Trêve de l'ETA
Que veut Zapatero ?
Propos recueillis par Eric Lecluyse
L'ETA a déposé les armes. Définitivement? Jean Chalvidant, spécialiste de la question, met en garde contre trop d'optimisme et note que les choix de José Luis Zapatero pèseront lourd dans la suite du processus
En quoi la trêve annoncée par ETA est-elle différente des précédentes?
Pour la première fois, c'est le chef du gouvernement en personne, Zapatero, qui monte en première ligne. En 1989, Gonzalez avait envoyé son secrétaire d'Etat. En 1998, Aznar avait mandaté des proches. Cette fois il y a un côté formel, qui montre que Zapatero veut aller au fond des choses. Le moment est, en outre, favorable. L'ETA connaît la pire période de son histoire : ses chefs sont en prison, les militants et l'argent manquent... Le moment est propice pour poser son sac, pour voir s'il n'y a pas une sortie différente.
La dernière trêve s'était mal terminée...
Effectivement. Comme l'avait prédit dès le départ Jaime Mayor Oreja, le ministre de l'Intérieur d'Aznar, le cessez-le-feu de 1998 n'était qu'un leurre. Les "etarras" en avaient profité pour se réarmer, avant de reprendre les attentats, qui ont fait alors 46 morts. Tout le monde crie un peu trop vite victoire. Il ne faut pas: c'est une course de fond, nous n'en sommes qu'à la première étape. Le mouvement est prêt à engager la conversation, mais rien de dit qu'il va renoncer à la violence.
Qu'avez-vous pensé du communiqué filmé d'ETA?
Tout le monde a remarqué son caractère exceptionnel: c'est une femme qui parlait, en espagnol de surcroît, et non en basque. Certains y ont vu une main tendue. Moi, j'ai surtout remarqué les écussons sur la table, représentant les sept provinces basques. Cela montre que l'ETA ne renonce à rien, que l'organisation revendique l'indépendance de ces provinces. Elle veut aussi que tous les prisonniers issus de ses rangs soient rassemblés dans des prisons près du Pays basque, que ceux qui n'ont pas de sang sur les mains soient libérés et que les autres soit envoyés en exil dans des pays d'Amérique latine. Mais, avant tout, le mouvement réclame l'autodétermination, comme indiqué dans le second communiqué. Le principe d'un référendum n'est pas prévu dans le droit espagnol. Mais tout est envisageable, le gouvernement pourrait y remédier.
Justement, quelle est la marge de manoeuvre de Zapatero?
C'est toute l'ambiguïté: on sait ce que veut l'ETA, mais on ne sait pas ce que le Premier ministre voudra bien donner. Il reste un inconnu pour tout le monde: même sa secrétaire, à son service depuis 15 ans, avoue dans la presse qu'elle ne sait pas grand chose de lui.
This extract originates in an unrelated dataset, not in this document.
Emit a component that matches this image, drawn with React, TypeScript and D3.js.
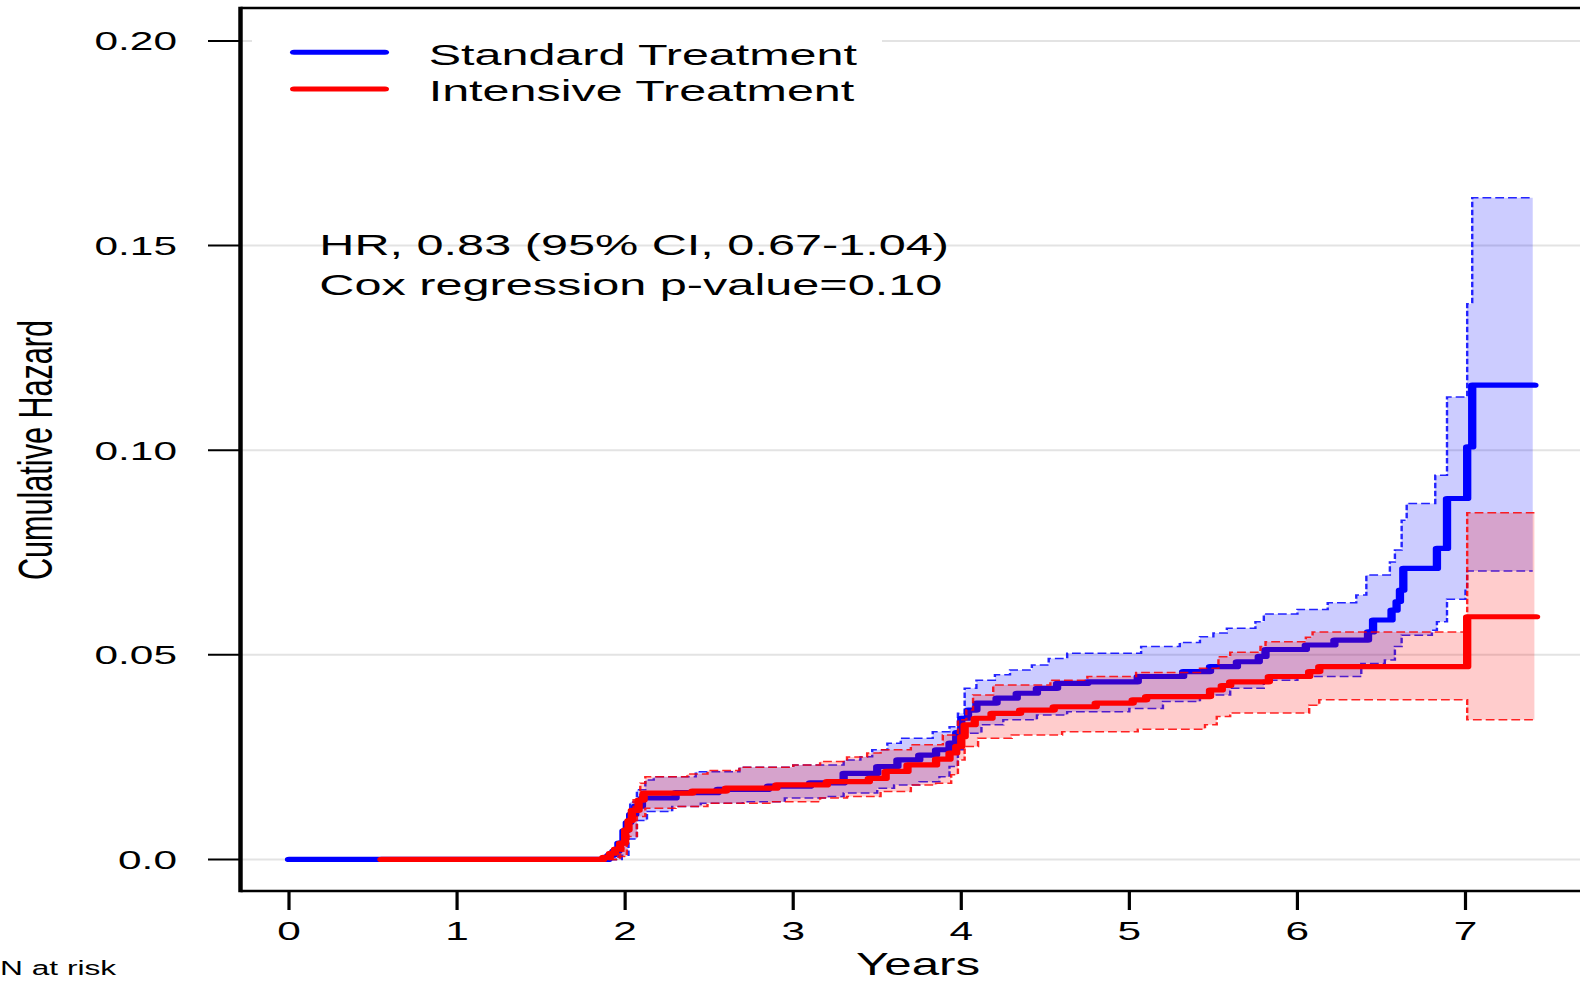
import React from "react";
import * as d3 from "d3";

// ---------- data ----------
const yTicks = [0, 0.05, 0.1, 0.15, 0.2];
const yTickLabels = ["0.0", "0.05", "0.10", "0.15", "0.20"];
const xTicks = [0, 1, 2, 3, 4, 5, 6, 7];

const seriesNames = ["Standard Treatment", "Intensive Treatment"];
const seriesColors = ["#0000FF", "#FF0000"];

const stdTimes = [0, 1.9, 1.93, 1.96, 1.99, 2.01, 2.03, 2.06, 2.1, 2.3, 2.55, 2.85, 3.1, 3.3, 3.5, 3.62, 3.75, 3.85, 3.93, 3.97, 4.0, 4.04, 4.09, 4.21, 4.33, 4.45, 4.57, 4.75, 5.05, 5.32, 5.48, 5.64, 5.77, 5.81, 6.05, 6.22, 6.42, 6.45, 6.56, 6.59, 6.61, 6.63, 6.83, 6.89, 7.01, 7.04, 7.41];
const stdHazard = [0, 0.001, 0.002, 0.004, 0.007, 0.009, 0.011, 0.013, 0.015, 0.0163, 0.0171, 0.0179, 0.0187, 0.021, 0.0227, 0.0243, 0.0255, 0.0268, 0.0284, 0.031, 0.0345, 0.0365, 0.0382, 0.0394, 0.0406, 0.0418, 0.043, 0.0434, 0.0447, 0.0459, 0.0471, 0.0483, 0.0496, 0.0513, 0.0524, 0.0536, 0.0556, 0.0585, 0.0609, 0.063, 0.0658, 0.0711, 0.076, 0.0882, 0.1008, 0.1159, 0.1159];

const stdUpperTimes = [1.9, 1.96, 2.0, 2.03, 2.07, 2.12, 2.17, 2.42, 2.68, 3.0, 3.3, 3.4, 3.47, 3.56, 3.64, 3.83, 3.93, 3.98, 4.02, 4.09, 4.2, 4.29, 4.42, 4.52, 4.63, 5.07, 5.3, 5.42, 5.5, 5.58, 5.75, 5.8, 6.0, 6.18, 6.35, 6.41, 6.55, 6.58, 6.62, 6.65, 6.82, 6.89, 7.01, 7.04, 7.4];
const stdUpper = [0, 0.004, 0.009, 0.014, 0.017, 0.0194, 0.0202, 0.0214, 0.0225, 0.0231, 0.0243, 0.0251, 0.0268, 0.0284, 0.0296, 0.0312, 0.0324, 0.0357, 0.0418, 0.0438, 0.0451, 0.0463, 0.0475, 0.0491, 0.0504, 0.052, 0.053, 0.0544, 0.0553, 0.0565, 0.0581, 0.06, 0.0611, 0.0627, 0.0646, 0.0695, 0.0727, 0.0756, 0.0829, 0.087, 0.0939, 0.113, 0.1358, 0.1617, 0.1617];

const stdLowerTimes = [1.9, 1.98, 2.02, 2.07, 2.13, 2.28, 2.45, 2.7, 2.95, 3.2, 3.3, 3.5, 3.6, 3.75, 3.87, 3.93, 3.98, 4.01, 4.12, 4.25, 4.45, 4.63, 5.0, 5.2, 5.42, 5.6, 5.8, 6.0, 6.38, 6.52, 6.58, 6.62, 6.8, 6.83, 6.89, 7.0, 7.01, 7.4];
const stdLower = [0, 0.001, 0.005, 0.0095, 0.0117, 0.0129, 0.0137, 0.0141, 0.015, 0.0154, 0.0162, 0.0174, 0.0182, 0.019, 0.0202, 0.0227, 0.0268, 0.0308, 0.0329, 0.0341, 0.0353, 0.0361, 0.0369, 0.0386, 0.0402, 0.0418, 0.0438, 0.0447, 0.0479, 0.0487, 0.052, 0.0548, 0.056, 0.0581, 0.0636, 0.0658, 0.0705, 0.0705];

const intTimes = [0.55, 1.87, 1.91, 1.94, 1.97, 2.0, 2.02, 2.04, 2.08, 2.11, 2.4, 2.6, 2.9, 3.2, 3.45, 3.55, 3.68, 3.85, 3.93, 3.97, 4.0, 4.02, 4.08, 4.18, 4.35, 4.55, 4.8, 5.02, 5.1, 5.48, 5.55, 5.6, 5.83, 6.07, 6.13, 7.01, 7.42];
const intHazard = [0, 0.0005, 0.0015, 0.0025, 0.004, 0.0072, 0.0095, 0.012, 0.0145, 0.0162, 0.0167, 0.0174, 0.0182, 0.019, 0.0198, 0.0215, 0.0231, 0.0245, 0.026, 0.0276, 0.03, 0.0329, 0.0345, 0.0357, 0.0365, 0.0373, 0.0382, 0.039, 0.0398, 0.0414, 0.0425, 0.0434, 0.0447, 0.0459, 0.0471, 0.0593, 0.0593];

const intUpperTimes = [1.9, 1.97, 1.99, 2.02, 2.05, 2.09, 2.12, 2.37, 2.49, 2.68, 3.0, 3.16, 3.32, 3.44, 3.52, 3.7, 3.89, 3.98, 4.03, 4.07, 4.19, 4.53, 4.75, 5.04, 5.42, 5.53, 5.6, 5.78, 5.81, 6.05, 6.09, 7.01, 7.41];
const intUpper = [0, 0.002, 0.005, 0.01, 0.0146, 0.0186, 0.0202, 0.0209, 0.0217, 0.0225, 0.0231, 0.0239, 0.025, 0.026, 0.0268, 0.028, 0.0304, 0.0341, 0.0365, 0.0402, 0.0426, 0.0438, 0.0447, 0.0457, 0.0467, 0.0495, 0.0506, 0.052, 0.0532, 0.0543, 0.0556, 0.0847, 0.0847];

const intLowerTimes = [1.9, 1.96, 2.01, 2.07, 2.12, 2.3, 2.49, 2.88, 3.16, 3.32, 3.52, 3.7, 3.85, 3.94, 3.98, 4.02, 4.1, 4.3, 4.6, 5.05, 5.45, 5.52, 5.6, 6.07, 6.13, 7.01, 7.41];
const intLower = [0, 0.0007, 0.0056, 0.0105, 0.0125, 0.0129, 0.0137, 0.0141, 0.015, 0.0154, 0.0166, 0.0182, 0.0186, 0.0207, 0.0243, 0.0276, 0.0296, 0.0304, 0.0312, 0.0318, 0.0329, 0.0349, 0.0358, 0.0377, 0.039, 0.0341, 0.0341];

const annotationLines = ["HR, 0.83 (95% CI, 0.67-1.04)", "Cox regression p-value=0.10"];
const xTitle = "Years";
const yTitle = "Cumulative Hazard";
const riskTitle = "N at risk";

// ---------- layout ----------
const W = 1580;
const H = 981;
const SX = 1.6; // horizontal stretch of the whole picture
const FONT = "'Liberation Sans', Arial, Helvetica, sans-serif";

const x = d3.scaleLinear().domain([0, 7]).range([289 / SX, 1465.5 / SX]);
const y = d3.scaleLinear().domain([0, 0.2]).range([859.4, 41]);

const boxLeft = 240.5 / SX;
const boxRight = 1620 / SX;
const boxTop = 8;
const boxBottom = 891;

function zip(ts: number[], vs: number[]): [number, number][] {
  return ts.map((t, i) => [t, vs[i]]);
}

function stepAt(ts: number[], vs: number[], t: number): number {
  let v = vs[0];
  for (let i = 0; i < ts.length; i++) {
    if (ts[i] <= t + 1e-9) v = vs[i];
    else break;
  }
  return v;
}

const lineGen = d3
  .line<[number, number]>()
  .x((d) => x(d[0]))
  .y((d) => y(d[1]))
  .curve(d3.curveStepAfter);

const areaGen = d3
  .area<[number, number, number]>()
  .x((d) => x(d[0]))
  .y0((d) => y(d[1]))
  .y1((d) => y(d[2]))
  .curve(d3.curveStepAfter);

function bandPoints(lt: number[], lv: number[], ut: number[], uv: number[]): [number, number, number][] {
  const start = Math.max(lt[0], ut[0]);
  const end = Math.min(lt[lt.length - 1], ut[ut.length - 1]);
  const ts = Array.from(new Set([...lt, ...ut]))
    .filter((t) => t >= start && t <= end)
    .sort((a, b) => a - b);
  return ts.map((t) => [t, stepAt(lt, lv, t), stepAt(ut, uv, t)]);
}

const groups = [
  {
    color: seriesColors[0],
    fill: "rgba(0,0,255,0.2)",
    est: zip(stdTimes, stdHazard),
    upper: zip(stdUpperTimes, stdUpper),
    lower: zip(stdLowerTimes, stdLower),
    band: bandPoints(stdLowerTimes, stdLower, stdUpperTimes, stdUpper),
  },
  {
    color: seriesColors[1],
    fill: "rgba(255,0,0,0.2)",
    est: zip(intTimes, intHazard),
    upper: zip(intUpperTimes, intUpper),
    lower: zip(intLowerTimes, intLower),
    band: bandPoints(intLowerTimes, intLower, intUpperTimes, intUpper),
  },
];

export default function App() {
  return (
    <svg
      width={W}
      height={H}
      viewBox={`0 0 ${W} ${H}`}
      style={{ position: "absolute", left: 0, top: 0, display: "block", background: "#fff" }}
    >
      <rect x={0} y={0} width={W} height={H} fill="#fff" />
      <g transform={`scale(${SX},1)`} fontFamily={FONT}>
        {/* grid */}
        {yTicks.map((t) => (
          <line key={"g" + t} x1={boxLeft} x2={boxRight} y1={y(t)} y2={y(t)} stroke="#E3E3E3" strokeWidth={2} />
        ))}

        {/* series */}
        {groups.map((g, i) => (
          <g key={"s" + i}>
            <path d={areaGen(g.band) || ""} fill={g.fill} stroke="none" />
            <path d={lineGen(g.est) || ""} fill="none" stroke={g.color} strokeWidth={5.2} strokeLinecap="round" strokeLinejoin="round" />
            <path d={lineGen(g.upper) || ""} fill="none" stroke={g.color} strokeWidth={1.5} strokeDasharray="5.5,2.5" opacity={0.85} />
            <path d={lineGen(g.lower) || ""} fill="none" stroke={g.color} strokeWidth={1.5} strokeDasharray="5.5,2.5" opacity={0.85} />
          </g>
        ))}

        {/* box */}
        <line x1={boxLeft} x2={boxRight} y1={boxTop} y2={boxTop} stroke="#000" strokeWidth={2.6} />
        <line x1={boxLeft} x2={boxRight} y1={boxBottom} y2={boxBottom} stroke="#000" strokeWidth={2.6} />
        <line x1={boxLeft} x2={boxLeft} y1={boxTop - 1.3} y2={boxBottom + 1.3} stroke="#000" strokeWidth={2.8} />

        {/* y axis */}
        {yTicks.map((t, i) => (
          <g key={"yt" + t}>
            <line x1={208 / SX} x2={boxLeft} y1={y(t)} y2={y(t)} stroke="#000" strokeWidth={2} />
            <text x={177 / SX} y={y(t) + 9.5} textAnchor="end" fontSize={26.5} fill="#000">
              {yTickLabels[i]}
            </text>
          </g>
        ))}
        <text
          transform={`translate(${51.5 / SX},450) rotate(-90)`}
          textAnchor="middle"
          fontSize={30.6}
          fill="#000"
        >
          {yTitle}
        </text>

        {/* x axis */}
        {xTicks.map((t) => (
          <g key={"xt" + t}>
            <line x1={x(t)} x2={x(t)} y1={boxBottom} y2={910} stroke="#000" strokeWidth={2} />
            <text x={x(t)} y={940} textAnchor="middle" fontSize={26.5} fill="#000">
              {String(t)}
            </text>
          </g>
        ))}
        <text x={918 / SX} y={975} textAnchor="middle" fontSize={30.8} fill="#000">
          {xTitle}
        </text>
        <text x={0} y={975} textAnchor="start" fontSize={19.8} fill="#000">
          {riskTitle}
        </text>

        {/* legend */}
        <rect x={252 / SX} y={16} width={(882 - 252) / SX} height={96} fill="#fff" />
        {seriesNames.map((name, i) => {
          const ly = [52.3, 89][i];
          return (
            <g key={"lg" + i}>
              <line x1={294 / SX} x2={385 / SX} y1={ly} y2={ly} stroke={seriesColors[i]} strokeWidth={5} strokeLinecap="round" />
              <text x={428.7 / SX} y={[65, 100.7][i]} fontSize={30.3} fill="#000">
                {name}
              </text>
            </g>
          );
        })}

        {/* annotation */}
        {annotationLines.map((l, i) => (
          <text key={"an" + i} x={319.3 / SX} y={[255, 295][i]} fontSize={30.4} fill="#000">
            {l}
          </text>
        ))}
      </g>
    </svg>
  );
}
Va-t-il serrer ou desserrer la bride? Accepter le référendum au risque de voir le Pays basque prendre son indépendance? Il ne s'est toujours pas prononcé.
La droite défend les victimes d'ETA et crie à la trahison à l'évocation des négociations amorcées par Zapatero. A raison?
La droite a fortement soutenu les manifestations des victimes, qui ont tout de même rassemblé plus d'un million de personnes dans tout le pays. Mais elle est illisible sur ce thème: un coup en avant, un coup en arrière, on finit par ne plus savoir ce qu'elle veut dire. Jusque là, Zapatero a été impeccable dans sa lutte antiterroriste, et l'opposition ne peut pas le lui enlever. D'ailleurs, certains politiciens de droite sont en train de lui accorder leur confiance.
Quelle est la position de Batasuna, l'ex-vitrine politique d'ETA, officiellement interdite?
Toujours la même: le bras politique d'ETA veut être considéré comme le principal interlocuteur de la cause basque et demande donc à être légalisé. Il réclame aussi l'autodétermination et l'immunité de ses dirigeants, alors que son leader, Arnaldo Otegi, doit comparaître mercredi prochain devant la justice.
Jean Chalvidant est spécialiste de l’Espagne et de l’Amérique latine au MCC, le département de recherche sur les Menaces criminelles contemporaines (Institut de criminologie/Université Paris II Panthéon-Assas). Il est l'auteur d'ETA, l'enquête (Editions Cheminements) et de L'Espagne, de Franco à Zapatero (Editions Atlantica).